# MATERIAL
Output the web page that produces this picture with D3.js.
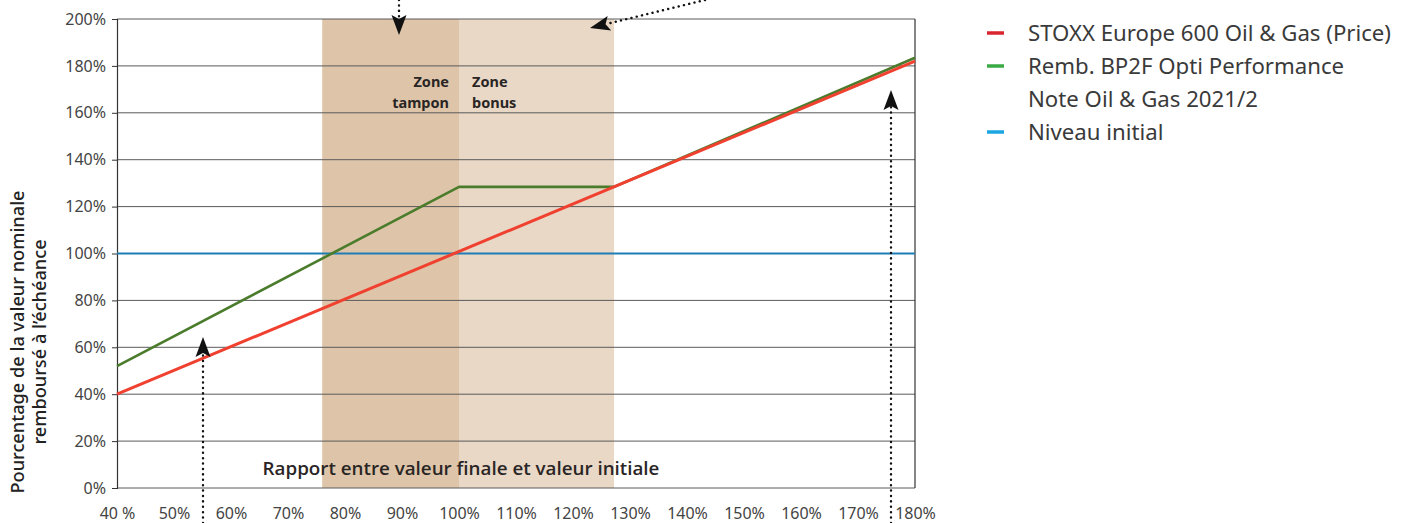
<!DOCTYPE html>
<html>
<head>
<meta charset="utf-8">
<script src="https://cdn.jsdelivr.net/npm/d3@7"></script>
<style>
  body { margin:0; background:#fff; }
  svg { display:block; }
  text { font-family: "Noto Sans", "DejaVu Sans", sans-serif; }
</style>
</head>
<body>
<svg id="chart" width="1409" height="523"></svg>
<script>
// ---- data ----
const xTicks = [40, 50, 60, 70, 80, 90, 100, 110, 120, 130, 140, 150, 160, 170, 180];
const xTickLabels = ["40 %", "50%", "60%", "70%", "80%", "90%", "100%", "110%", "120%", "130%", "140%", "150%", "160%", "170%", "180%"];
const yTicks = [0, 20, 40, 60, 80, 100, 120, 140, 160, 180, 200];
const stoxxX = [40, 180];
const stoxxY = [40, 182];
const noteX = [40, 100, 127.2, 180];
const noteY = [52, 128.4, 128.4, 183.5];
const initialX = [40, 180];
const initialY = [100, 100];
const zoneNames = ["Zone tampon", "Zone bonus"];
const zoneStart = [76, 100];
const zoneEnd = [100, 127.2];
const seriesNames = ["STOXX Europe 600 Oil & Gas (Price)", "Remb. BP2F Opti Performance\nNote Oil & Gas 2021/2", "Niveau initial"];
const xTitle = "Rapport entre valeur finale et valeur initiale";
const yTitle = ["Pourcentage de la valeur nominale", "remboursé à l’échéance"];

// ---- layout ----
const svg = d3.select("#chart");
const L = 117, R = 915, T = 19, B = 488;
const x = d3.scaleLinear().domain([40, 180]).range([L, R]);
const y = d3.scaleLinear().domain([0, 200]).range([B, T]);

// zones
const zoneFill = ["#dec5a9", "#e9d8c6"];
svg.append("g").selectAll("rect").data(zoneNames).join("rect")
  .attr("x", (d, i) => x(zoneStart[i]))
  .attr("width", (d, i) => x(zoneEnd[i]) - x(zoneStart[i]))
  .attr("y", y(200)).attr("height", y(0) - y(200))
  .attr("fill", (d, i) => zoneFill[i]);

// grid
svg.append("g").selectAll("line").data(yTicks).join("line")
  .attr("x1", L).attr("x2", R)
  .attr("y1", d => y(d)).attr("y2", d => y(d))
  .attr("stroke", "#5a5a5a").attr("stroke-width", 1);
svg.append("line").attr("x1", R).attr("x2", R).attr("y1", y(200)).attr("y2", y(0))
  .attr("stroke", "#333").attr("stroke-width", 1.2);

// y axis
const yAxis = d3.axisLeft(y).tickValues(yTicks).tickFormat(d => d + "%").tickSize(5).tickPadding(6);
const gy = svg.append("g").attr("transform", `translate(${L},0)`).call(yAxis);
gy.select(".domain").attr("stroke", "#333").attr("stroke-width", 1.2);
gy.selectAll(".tick line").attr("stroke", "#333");
gy.selectAll(".tick text").attr("fill", "#444").style("font-size", "16px")
  .style("font-family", "'Noto Sans', sans-serif");

// x axis (labels only)
const xAxis = d3.axisBottom(x).tickValues(xTicks).tickFormat((d, i) => xTickLabels[i]).tickSize(0).tickPadding(20);
const gx = svg.append("g").attr("transform", `translate(0,${B})`).call(xAxis);
gx.select(".domain").remove();
gx.selectAll(".tick text").attr("fill", "#444").style("font-size", "16px")
  .style("font-family", "'Noto Sans', sans-serif");

// lines
const line = d3.line().x(d => x(d[0])).y(d => y(d[1]));
svg.append("path").datum(initialX.map((v, i) => [v, initialY[i]]))
  .attr("d", line).attr("fill", "none").attr("stroke", "#1f7db6").attr("stroke-width", 2.2);
svg.append("path").datum(noteX.map((v, i) => [v, noteY[i]]))
  .attr("d", line).attr("fill", "none").attr("stroke", "#4a7c2c").attr("stroke-width", 2.6)
  .attr("stroke-linejoin", "round");
svg.append("path").datum(stoxxX.map((v, i) => [v, stoxxY[i]]))
  .attr("d", line).attr("fill", "none").attr("stroke", "#f0402f").attr("stroke-width", 3);

// zone labels
const zl = svg.append("g").style("font-family", "'Open Sans', sans-serif")
  .style("font-weight", "700").style("font-size", "14.5px").attr("fill", "#2a2525");
zl.append("text").attr("x", x(100) - 10).attr("y", 87).attr("text-anchor", "end").text(zoneNames[0].split(" ")[0]);
zl.append("text").attr("x", x(100) - 10).attr("y", 108).attr("text-anchor", "end").text(zoneNames[0].split(" ")[1]);
zl.append("text").attr("x", x(100) + 13).attr("y", 87).attr("text-anchor", "start").text(zoneNames[1].split(" ")[0]);
zl.append("text").attr("x", x(100) + 13).attr("y", 108).attr("text-anchor", "start").text(zoneNames[1].split(" ")[1]);

// x title inside plot
svg.append("text").attr("x", 461).attr("y", 475).attr("text-anchor", "middle")
  .style("font-family", "'Open Sans', sans-serif").style("font-weight", "600").style("font-size", "18.8px")
  .attr("fill", "#2a2525").text(xTitle);

// y title
const yt = svg.append("text").attr("transform", "translate(0,342) rotate(-90)")
  .attr("text-anchor", "middle").style("font-size", "18.2px").style("font-weight", "500").attr("fill", "#222")
  .style("font-family", "'Noto Sans', sans-serif");
yt.append("tspan").attr("x", 0).attr("y", 24).text(yTitle[0]);
yt.append("tspan").attr("x", 0).attr("y", 46).text(yTitle[1]);

// arrows (annotation)
const arrows = [
  [[399, 0], [399, 35]],
  [[705, 0], [590, 28]],
  [[203, 523], [203, 337]],
  [[891, 523], [891, 90]]
];
const ag = svg.append("g");
arrows.forEach(a => {
  const [p0, p1] = a;
  const dx = p1[0] - p0[0], dy = p1[1] - p0[1];
  const len = Math.hypot(dx, dy), ux = dx / len, uy = dy / len;
  const hl = 20, hw = 7.5;
  const bx = p1[0] - ux * hl, by = p1[1] - uy * hl;
  ag.append("line").attr("x1", p0[0]).attr("y1", p0[1]).attr("x2", bx + ux * 4).attr("y2", by + uy * 4)
    .attr("stroke", "#111").attr("stroke-width", 2.4)
    .attr("stroke-dasharray", "0.1 5.3").attr("stroke-linecap", "round");
  const nx = -uy, ny = ux;
  const notch = 4;
  ag.append("path")
    .attr("d", `M${p1[0]},${p1[1]} L${bx + nx * hw},${by + ny * hw} L${bx + ux * notch},${by + uy * notch} L${bx - nx * hw},${by - ny * hw} Z`)
    .attr("fill", "#111");
});

// legend
const legColors = ["#d9262e", "#3aaa44", "#1ba6e0"];
const legY = [33, 66, 132];
const lg = svg.append("g").style("font-family", "'Noto Sans', sans-serif").style("font-size", "22.2px")
  .attr("fill", "#3a3a3a");
seriesNames.forEach((name, i) => {
  lg.append("line").attr("x1", 987).attr("x2", 1004).attr("y1", legY[i]).attr("y2", legY[i])
    .attr("stroke", legColors[i]).attr("stroke-width", 3.5);
  name.split("\n").forEach((t, j) => {
    lg.append("text").attr("x", 1028).attr("y", legY[i] + 8 + j * 33).text(t);
  });
});
</script>
</body>
</html>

# EXERCISE
In your copy, leave out the pictures and reproduce the material above exactly.

# TASK OUTPUT
Output the web page that produces this picture with D3.js.
<!DOCTYPE html>
<html>
<head>
<meta charset="utf-8">
<script src="https://cdn.jsdelivr.net/npm/d3@7"></script>
<style>
  body { margin:0; background:#fff; }
  svg { display:block; }
  text { font-family: "Noto Sans", "DejaVu Sans", sans-serif; }
</style>
</head>
<body>
<svg id="chart" width="1409" height="523"></svg>
<script>
// ---- data ----
const xTicks = [40, 50, 60, 70, 80, 90, 100, 110, 120, 130, 140, 150, 160, 170, 180];
const xTickLabels = ["40 %", "50%", "60%", "70%", "80%", "90%", "100%", "110%", "120%", "130%", "140%", "150%", "160%", "170%", "180%"];
const yTicks = [0, 20, 40, 60, 80, 100, 120, 140, 160, 180, 200];
const stoxxX = [40, 180];
const stoxxY = [40, 182];
const noteX = [40, 100, 127.2, 180];
const noteY = [52, 128.4, 128.4, 183.5];
const initialX = [40, 180];
const initialY = [100, 100];
const zoneNames = ["Zone tampon", "Zone bonus"];
const zoneStart = [76, 100];
const zoneEnd = [100, 127.2];
const seriesNames = ["STOXX Europe 600 Oil & Gas (Price)", "Remb. BP2F Opti Performance\nNote Oil & Gas 2021/2", "Niveau initial"];
const xTitle = "Rapport entre valeur finale et valeur initiale";
const yTitle = ["Pourcentage de la valeur nominale", "remboursé à l’échéance"];

// ---- layout ----
const svg = d3.select("#chart");
const L = 117, R = 915, T = 19, B = 488;
const x = d3.scaleLinear().domain([40, 180]).range([L, R]);
const y = d3.scaleLinear().domain([0, 200]).range([B, T]);

// zones
const zoneFill = ["#dec5a9", "#e9d8c6"];
svg.append("g").selectAll("rect").data(zoneNames).join("rect")
  .attr("x", (d, i) => x(zoneStart[i]))
  .attr("width", (d, i) => x(zoneEnd[i]) - x(zoneStart[i]))
  .attr("y", y(200)).attr("height", y(0) - y(200))
  .attr("fill", (d, i) => zoneFill[i]);

// grid
svg.append("g").selectAll("line").data(yTicks).join("line")
  .attr("x1", L).attr("x2", R)
  .attr("y1", d => y(d)).attr("y2", d => y(d))
  .attr("stroke", "#5a5a5a").attr("stroke-width", 1);
svg.append("line").attr("x1", R).attr("x2", R).attr("y1", y(200)).attr("y2", y(0))
  .attr("stroke", "#333").attr("stroke-width", 1.2);

// y axis
const yAxis = d3.axisLeft(y).tickValues(yTicks).tickFormat(d => d + "%").tickSize(5).tickPadding(6);
const gy = svg.append("g").attr("transform", `translate(${L},0)`).call(yAxis);
gy.select(".domain").attr("stroke", "#333").attr("stroke-width", 1.2);
gy.selectAll(".tick line").attr("stroke", "#333");
gy.selectAll(".tick text").attr("fill", "#444").style("font-size", "16px")
  .style("font-family", "'Noto Sans', sans-serif");

// x axis (labels only)
const xAxis = d3.axisBottom(x).tickValues(xTicks).tickFormat((d, i) => xTickLabels[i]).tickSize(0).tickPadding(20);
const gx = svg.append("g").attr("transform", `translate(0,${B})`).call(xAxis);
gx.select(".domain").remove();
gx.selectAll(".tick text").attr("fill", "#444").style("font-size", "16px")
  .style("font-family", "'Noto Sans', sans-serif");

// lines
const line = d3.line().x(d => x(d[0])).y(d => y(d[1]));
svg.append("path").datum(initialX.map((v, i) => [v, initialY[i]]))
  .attr("d", line).attr("fill", "none").attr("stroke", "#1f7db6").attr("stroke-width", 2.2);
svg.append("path").datum(noteX.map((v, i) => [v, noteY[i]]))
  .attr("d", line).attr("fill", "none").attr("stroke", "#4a7c2c").attr("stroke-width", 2.6)
  .attr("stroke-linejoin", "round");
svg.append("path").datum(stoxxX.map((v, i) => [v, stoxxY[i]]))
  .attr("d", line).attr("fill", "none").attr("stroke", "#f0402f").attr("stroke-width", 3);

// zone labels
const zl = svg.append("g").style("font-family", "'Open Sans', sans-serif")
  .style("font-weight", "700").style("font-size", "14.5px").attr("fill", "#2a2525");
zl.append("text").attr("x", x(100) - 10).attr("y", 87).attr("text-anchor", "end").text(zoneNames[0].split(" ")[0]);
zl.append("text").attr("x", x(100) - 10).attr("y", 108).attr("text-anchor", "end").text(zoneNames[0].split(" ")[1]);
zl.append("text").attr("x", x(100) + 13).attr("y", 87).attr("text-anchor", "start").text(zoneNames[1].split(" ")[0]);
zl.append("text").attr("x", x(100) + 13).attr("y", 108).attr("text-anchor", "start").text(zoneNames[1].split(" ")[1]);

// x title inside plot
svg.append("text").attr("x", 461).attr("y", 475).attr("text-anchor", "middle")
  .style("font-family", "'Open Sans', sans-serif").style("font-weight", "600").style("font-size", "18.8px")
  .attr("fill", "#2a2525").text(xTitle);

// y title
const yt = svg.append("text").attr("transform", "translate(0,342) rotate(-90)")
  .attr("text-anchor", "middle").style("font-size", "18.2px").style("font-weight", "500").attr("fill", "#222")
  .style("font-family", "'Noto Sans', sans-serif");
yt.append("tspan").attr("x", 0).attr("y", 24).text(yTitle[0]);
yt.append("tspan").attr("x", 0).attr("y", 46).text(yTitle[1]);

// arrows (annotation)
const arrows = [
  [[399, 0], [399, 35]],
  [[705, 0], [590, 28]],
  [[203, 523], [203, 337]],
  [[891, 523], [891, 90]]
];
const ag = svg.append("g");
arrows.forEach(a => {
  const [p0, p1] = a;
  const dx = p1[0] - p0[0], dy = p1[1] - p0[1];
  const len = Math.hypot(dx, dy), ux = dx / len, uy = dy / len;
  const hl = 20, hw = 7.5;
  const bx = p1[0] - ux * hl, by = p1[1] - uy * hl;
  ag.append("line").attr("x1", p0[0]).attr("y1", p0[1]).attr("x2", bx + ux * 4).attr("y2", by + uy * 4)
    .attr("stroke", "#111").attr("stroke-width", 2.4)
    .attr("stroke-dasharray", "0.1 5.3").attr("stroke-linecap", "round");
  const nx = -uy, ny = ux;
  const notch = 4;
  ag.append("path")
    .attr("d", `M${p1[0]},${p1[1]} L${bx + nx * hw},${by + ny * hw} L${bx + ux * notch},${by + uy * notch} L${bx - nx * hw},${by - ny * hw} Z`)
    .attr("fill", "#111");
});

// legend
const legColors = ["#d9262e", "#3aaa44", "#1ba6e0"];
const legY = [33, 66, 132];
const lg = svg.append("g").style("font-family", "'Noto Sans', sans-serif").style("font-size", "22.2px")
  .attr("fill", "#3a3a3a");
seriesNames.forEach((name, i) => {
  lg.append("line").attr("x1", 987).attr("x2", 1004).attr("y1", legY[i]).attr("y2", legY[i])
    .attr("stroke", legColors[i]).attr("stroke-width", 3.5);
  name.split("\n").forEach((t, j) => {
    lg.append("text").attr("x", 1028).attr("y", legY[i] + 8 + j * 33).text(t);
  });
});
</script>
</body>
</html>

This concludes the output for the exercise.